Подобные шаги, предпринятые республиканскими и демократическими администрациями, принесли выгоды не только «миллиардерам», но и всей экономике. Тем не менее противники Большого Правительства продолжают настаивать на том, что сокращение налогов выгодно «богатым». Риторика классовой войны, будучи чем-то большим, чем тактикой раскола, дробящего политическую поддержку, воплощает глубинный и обращенный в неправильном направлении цинизм.
Идея «богатых» и «бедных» (включая противоположности их целей) коренится в марксистской концепции классовой борьбы. Маркс изображал «бедных» (или, как он любил говорить, «пролетариев») как постоянный низший класс общества, который обречен на вечное угнетение «богатыми». Такая критика общественного устройства основана на глубоко неверном понимании истории.
Маркс жил в Европе XIX в., во времена промышленной революции, экономических и социальных перемен. Растущий средний класс, который Маркс и другие предпочитали называть «буржуазией», начинал подрывать аристократическую иерархию, пришедшую из феодального общества средневековой Европы. Короли, королевы и знать все еще властвовали, но уже возникала новая, основанная на торговле меритократия.
Другими словами, восприятие Марксом рынков было окрашено его личным опытом жизни в иерархическом, постфеодальном обществе. Он спутал богатства, завоеванные аристократией в «статусном или кастовом обществе», с богатствами, которые были созданы свободной рыночной экономикой. Известный австрийский экономист и общественный мыслитель Людвиг фон Мизес эффективно провел различие между этими двумя типами богатства в книге «Теория и история» («Theory and History»). «Феодальная собственность» аристократов, королей и королев...
«...возникла в результате завоеваний или пожалований, сделанных завоевателями.
Владельцы феодальной собственности не зависят от рынка и не служат потребителям. В пределах своих прав собственности они были настоящими господами. Но с капиталистами и предпринимателями рыночной экономики дело обстоит совсем иначе. Капиталисты обретают и увеличивают свою собственность, оказывая услуги потребителям, и могут сохранить свою собственность только благодаря тому, что ежедневно, снова и снова оказывают услуги другим людям наилучшим из возможных способов».

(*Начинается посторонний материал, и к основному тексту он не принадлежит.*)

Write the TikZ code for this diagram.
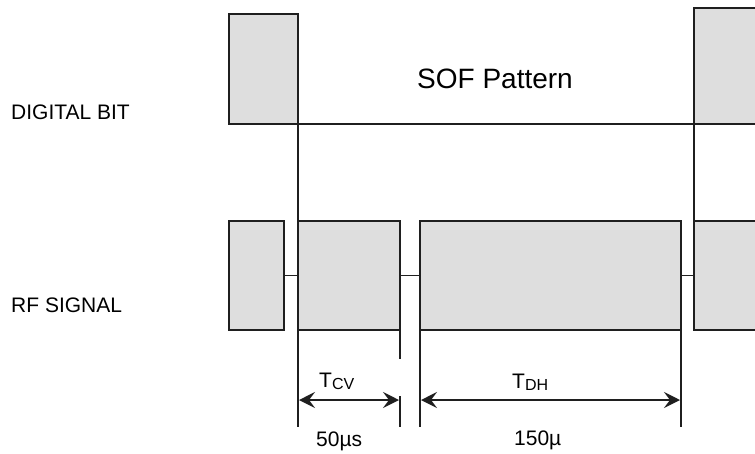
\documentclass[tikz,border=0pt]{standalone}
\usepackage{fontspec}
\setmainfont{Liberation Sans}
\usetikzlibrary{arrows.meta}
\begin{document}
\begin{tikzpicture}[x=1pt,y=-1pt,
  line join=miter,
  pulse/.style={draw=black!88, line width=1.8pt, fill=black!13, inner sep=0pt,
    outer sep=0pt, anchor=north west, minimum width=#1},
  wire/.style={draw=black!88, line width=1.8pt},
  dimline/.style={draw=black!88, line width=1.6pt,
    {Stealth[length=16pt,width=16pt,inset=6pt]}-{Stealth[length=16pt,width=16pt,inset=6pt]}},
  lbl/.style={inner sep=0pt, anchor=base west, font=\fontsize{21}{24}\selectfont},
  big/.style={inner sep=0pt, anchor=base west, font=\fontsize{28}{32}\selectfont}
]
\useasboundingbox (0,0) rectangle (755,453);
\clip (0,0) rectangle (755,453);

% digital bit waveform
\node[pulse=69pt, minimum height=110pt] (db1) at (229,14) {};
\node[pulse=76pt, minimum height=116pt] (db2) at (694,8) {};

% RF signal bursts
\node[pulse=55pt,  minimum height=109pt] (rf1) at (229,221) {};
\node[pulse=102pt, minimum height=109pt] (rf2) at (298,221) {};
\node[pulse=261pt, minimum height=109pt] (rf3) at (420,221) {};
\node[pulse=76pt,  minimum height=109pt] (rf4) at (694,221) {};

% low level of the digital bit and its edges carried down
\draw[wire] (db1.south east) -- (db2.south west);
\draw[wire] (db1.south east) -- (rf2.north west);
\draw[wire] (db2.south west) -- (rf4.north west);

% carrier-off gaps between bursts
\draw[wire] (rf1.east) -- (rf2.west);
\draw[wire] (rf2.east) -- (rf3.west);
\draw[wire] (rf3.east) -- (rf4.west);

% extension lines for the timing marks
\coordinate (e1) at (298,427);
\coordinate (g1) at (400,359);
\coordinate (g2) at (400,396);
\coordinate (e2) at (400,427);
\coordinate (e3) at (420,427);
\coordinate (e4) at (681,427);
\draw[wire] (rf2.south west) -- (e1);
\draw[wire] (rf2.south east) -- (g1);
\draw[wire] (g2) -- (e2);
\draw[wire] (rf3.south west) -- (e3);
\draw[wire] (rf3.south east) -- (e4);

% dimension arrows
\coordinate (a1) at (299,400);
\coordinate (a2) at (399,400);
\coordinate (a3) at (421,400);
\coordinate (a4) at (680,400);
\draw[dimline] (a1) -- (a2);
\draw[dimline] (a3) -- (a4);

% labels
\node[lbl] (digital) at (11,119) {DIGITAL BIT};
\node[lbl] (rfsig) at (11,312) {RF SIGNAL};
\node[big] (sof) at (417,88) {SOF Pattern};
\node[lbl] (tcv) at (319,387) {T\lower2pt\hbox{\fontsize{16}{16}\selectfont CV}};
\node[lbl] (tdh) at (512,388) {T\lower2pt\hbox{\fontsize{16}{16}\selectfont DH}};
\node[lbl] (vcv) at (316,446) {50µs};
\node[lbl] (vdh) at (514,445) {150µ};
\end{tikzpicture}
\end{document}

Перефразируя Мизеса, скажем, что люди могут называть успешного производителя макарон «королем спагетти». Но этот «король» строит свою империю не путем войн и завоеваний, а осуществляя продажу изделий, которые нравятся людям. Мизес пишет, что марксисты совершенно упускают из виду то, что «богатые» на свободных рынках обретают могущество не благодаря тому, что вгоняют наемных работников в нищету, а производя товары, которые повышают уровень жизни этих работников.
«Маркс всегда исходил из вводящей в заблуждение концепции, согласно которой работники трудятся исключительно на благо высшего класса, состоящего из праздных паразитов. Маркс не понимал, что сами работники потребляют значительную часть всех произведенных их трудом потребительских товаров».
Враждебное отношение Маркса к рынкам, несомненно, окрашено распространенной в его время озабоченностью изменениями, которые происходили в обществе в результате промышленной революции. На эти перемены Маркс реагировал так, как ныне реагируют многие сторонники государственного вмешательства: он отвергал новое, смотрел в прошлое и упорно цеплялся за старые идеи.